The health commissioner says she expects recently adopted state guidance on return-to-work for essential personnel who are fully vaccinated and asymptomatic or have had their symptoms resolve without medication will help fill the gaps.
"We know vaccinated individuals shed less virus than people who are unvaccinated. There are a whole host of reasons to get vaccinated but probably the most important is people who are vaccinated are less sick," Bassett said.
She added that also applies to children, who are experiencing alarming increases of COVID hospitalization, especially in New York City. Bassett said earlier this week that none of the kids in the 5-to-11-year-old age group who are currently hospitalized in New York with the virus had been vaccinated, and just about a quarter of kids aged 12 to 17 currently hospitalized had been inoculated.
"That youngest age group, 5- to 11-year-olds who've been eligible for vaccination for about a month now, we still are seeing too few children vaccinated, something like 30% have gotten their first jab," Bassett said. "That's a number that we really need to see go up, we want people to protect their children."
A just-released CDC study found just 100 serious adverse events for 5-to-11-year-olds out of 8.7 million vaccine doses administered to date, which the agency says underscores the safety of the Pfizer shot and the heightened risk of not getting it.

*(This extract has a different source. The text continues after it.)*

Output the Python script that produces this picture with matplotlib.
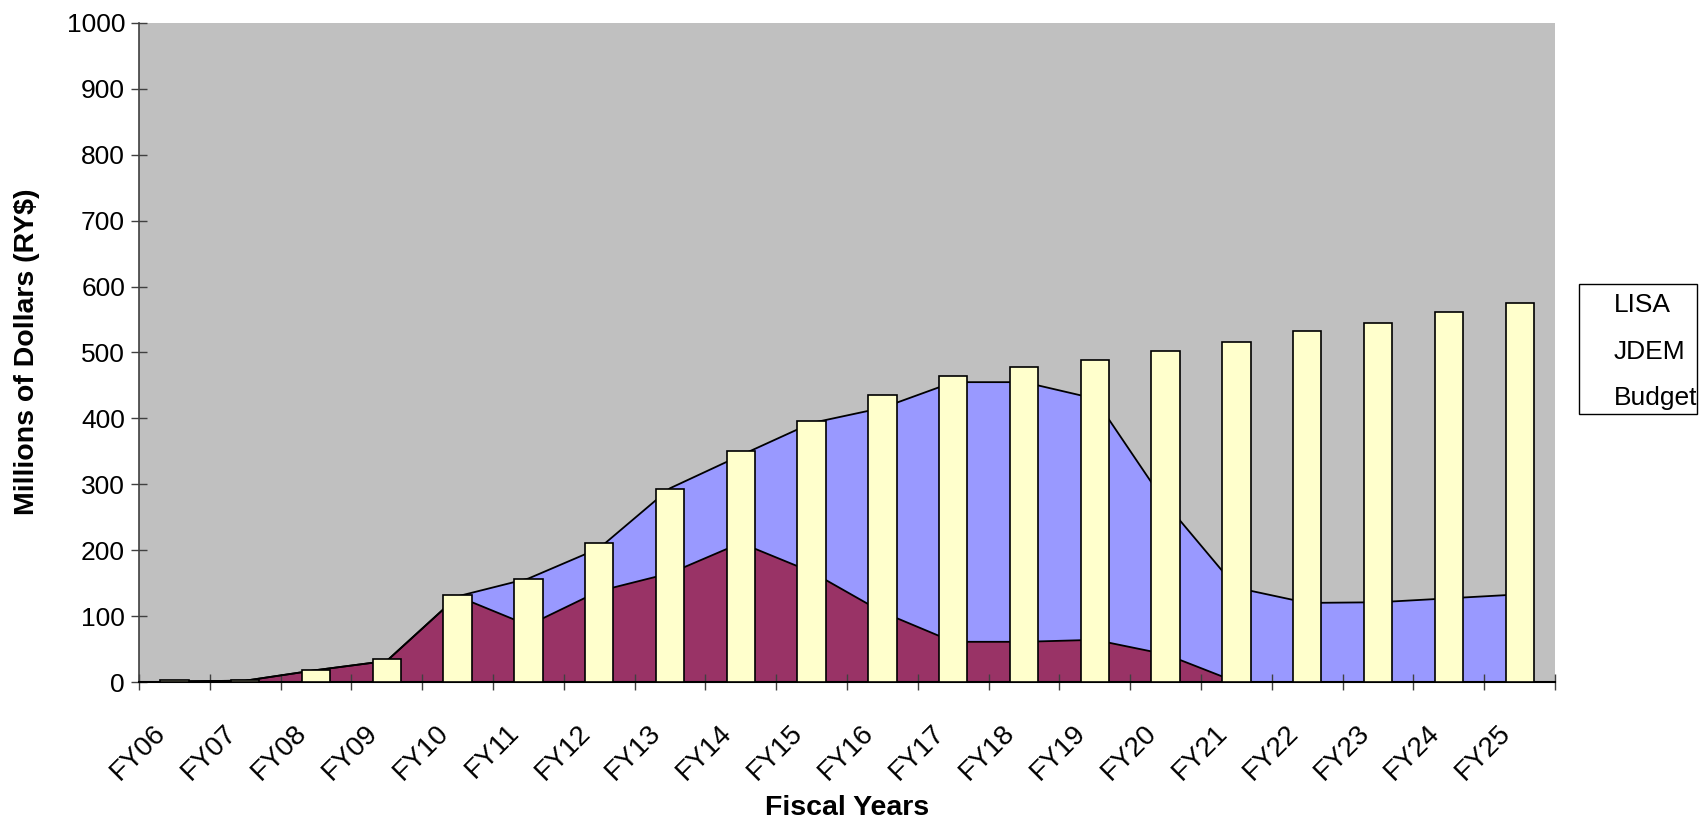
import matplotlib.pyplot as plt
import matplotlib.transforms as mtransforms
import numpy as np
from matplotlib.patches import Rectangle

plt.rcParams['font.family'] = ['Liberation Sans', 'DejaVu Sans']

years = ['FY06', 'FY07', 'FY08', 'FY09', 'FY10', 'FY11', 'FY12', 'FY13', 'FY14', 'FY15',
         'FY16', 'FY17', 'FY18', 'FY19', 'FY20', 'FY21', 'FY22', 'FY23', 'FY24', 'FY25']
jdem = [1, 2, 18, 32, 130, 86, 138, 165, 211, 167, 106, 61, 61, 64, 42, 0, 0, 0, 0, 0]
lisa = [0, 0, 0, 0, 0, 71, 65, 129, 133, 226, 310, 394, 394, 366, 229, 143, 120, 121, 127, 133]
budget = [3, 3, 18, 35, 132, 156, 211, 293, 351, 396, 435, 464, 478, 489, 502, 516, 533, 545, 561, 575]

x = np.arange(len(years))
jdem_a = np.array(jdem)
total = jdem_a + np.array(lisa)

fig = plt.figure(figsize=(17.07, 8.21), dpi=100)
ax = fig.add_axes([0.0814, 0.1693, 0.8296, 0.8027])
ax.set_facecolor('#C0C0C0')

ax.fill_between(x, 0, jdem_a, facecolor='#993366', edgecolor='none', zorder=1)
ax.fill_between(x, jdem_a, total, facecolor='#9999FF', edgecolor='none', zorder=1)
ax.plot(x, jdem_a, color='black', lw=1.3, zorder=2)
ax.plot(x, total, color='black', lw=1.3, zorder=2)

ax.bar(x, budget, width=0.4, color='#FFFFCC', edgecolor='black', linewidth=1.2, zorder=3)

ax.set_xlim(-0.5, 19.5)
ax.set_ylim(0, 1000)
ax.set_yticks(np.arange(0, 1001, 100))
ax.set_xticks(np.arange(-0.5, 20, 1))
ax.set_xticklabels([])
ax.set_xticks(x, minor=True)
ax.set_xticklabels(years, minor=True, rotation=45, ha='right', va='top',
                   rotation_mode='anchor')
ax.tick_params(axis='x', which='minor', length=0, pad=30, labelsize=20)
ax.tick_params(axis='both', which='major', direction='inout', length=12, width=1,
               color='#404040', labelsize=19)
ax.tick_params(axis='y', pad=4)
shift = mtransforms.ScaledTranslation(-0.22, 0.04, fig.dpi_scale_trans)
for lbl in ax.get_xticklabels(minor=True):
    lbl.set_transform(lbl.get_transform() + shift)

for side in ['top', 'right']:
    ax.spines[side].set_visible(False)
ax.spines['left'].set_color('#404040')
ax.spines['bottom'].set_color('black')
ax.spines['left'].set_linewidth(1.2)
ax.spines['bottom'].set_linewidth(1.5)

fig.text(0.016, 0.571, 'Millions of Dollars (RY$)', rotation=90, ha='center', va='center',
         fontsize=20.5, fontweight='bold')
fig.text(0.496, 1 - 808 / 821, 'Fiscal Years', ha='center', va='center', fontsize=20.5,
         fontweight='bold')

# legend box (text only)
fig.add_artist(Rectangle((1579 / 1707, 1 - 414 / 821), 118 / 1707, 130 / 821,
                         transform=fig.transFigure, facecolor='white', edgecolor='black', lw=1))
for lab, yy in zip(['LISA', 'JDEM', 'Budget'], [305, 352, 398]):
    fig.text(1614 / 1707, 1 - yy / 821, lab, ha='left', va='center', fontsize=19)

fig.savefig('out.png', dpi=100)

Statewide, just 17.3% of kids in that youngest-eligible group have completed their vaccine series, the latest data shows. Almost a third (64.4%) of children aged 12 to 17 are fully vaccinated. That compares with respective rates of 16.5% and 71% for those age groups in New York City, which has seen its child COVID hospitalizations quintuple over the last three weeks while state pediatric hospitalizations doubled.
The data are almost hard to fathom -- more than 22% of all COVID tests in the state came back positive Thursday, and in just the last seven days, about 1.7% of all New York residents have tested positive.
The omicron variant, the first local case of which was reported Dec. 2, accounted for 78% of genetically sequenced positive New York COVID samples uploaded to GISAID, the world's largest repository of COVID-19 sequences, over the last two weeks. That's up from 74.2% a day ago, 11.1% in the two-week period ending Dec. 18 and from 2.2% in the two-week period before that, state data shows.
CDC data for the latest two weeks says omicron could account for anywhere from 70% to 97% of current infections in the New York area for the week ending Dec. 25. Nationally, the prevalence is estimated to be as high as 74%, the agency says.
Ultimately, officials say vaccinations will quell the increases in hospitalizations and deaths associated with the omicron wave -- and those metrics are a much greater concern for them than infections alone. That's why they're urging calm at this time -- and pushing vaccinations and COVID boosters for those who have to get them.